ProBassAngler's Corner



02/14/05 Pre Spawn By The Book, By Tom Mann Jr.

Winning the FLW Tour Stop at Florida's Lake Toho,  Georgia pro, Tom Mann Jr. established perhaps the classic "textbook" pattern for pre spawn bass.  The lessons learned here will play out again and again on just about any lake that has bass.

"When we got to Toho, for the second time, (BASS fished Toho in January,) there was a warming trend taking place and there were many male bass up on beds.  These male bass were typically smaller fish, certainly not the kind that you could win a tournament with.  Instead of getting mixed up fishing for smaller fish, I spent most of my practice trying to find staging areas, where large females would be waiting for conditions to be perfect before they would move to the shallows."

"Male bass will go to the shallows and start the process of finding a place to build a nest, and actually begin building a nest before the females will move in.  Often when a cold front passes, it pushes the males back out to deeper water and slows the spawning process.  It has been my experience that the biggest females are not coming into the shallows until the weather has stabilized.  The key for catching the bigger fish is finding where they stage before moving into the shallows."

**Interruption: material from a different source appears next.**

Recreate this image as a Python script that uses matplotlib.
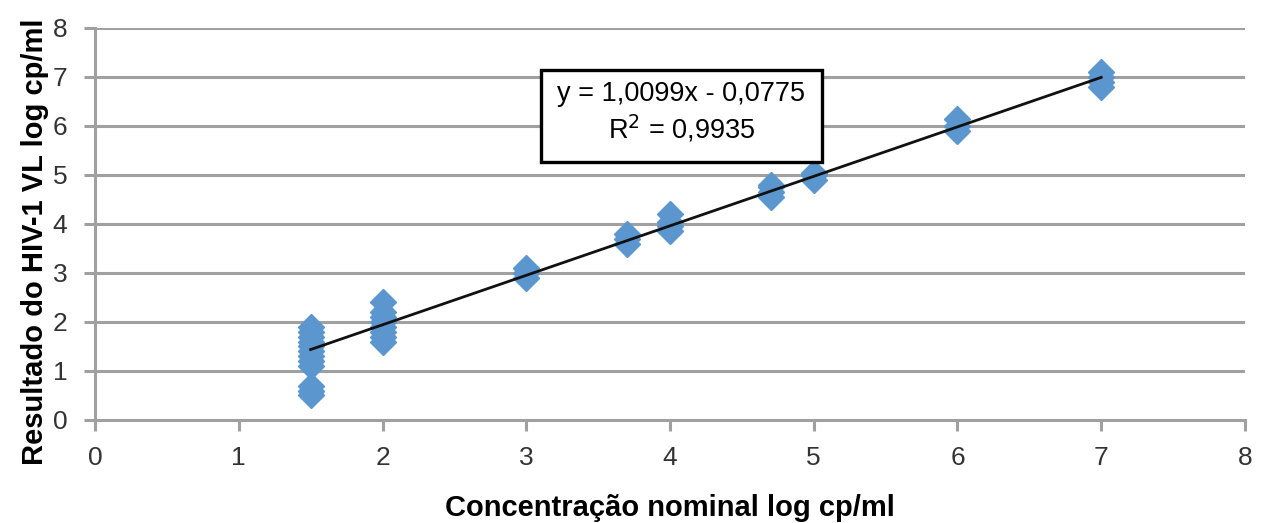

"At Toho, I found bigger, staging females on the clumps of grass that were furthest from the shore.  My key area was about an 800 yard stretch of bank that had grass out to about 75 yards off the bank.  In practice and in the first two days of the tournament, the grass clumps that were isolated way off the shore is where these big females were hanging out."

"Another real important lesson here is what happens to the bass when a cold front passes through.  We always watch the weather, so I knew that a front would come in and when this happens during the early Spring, it can really send everything into reverse.  That is why during the final round, so few limits were caught. Even counting on the small males to be on the beds is kind of a sucker's bet because if a front comes through, at let's face it, it is Winter, the drop in water temperature and if the water gets dirty, you had better know where the bass will move to, because they will not be on the banks."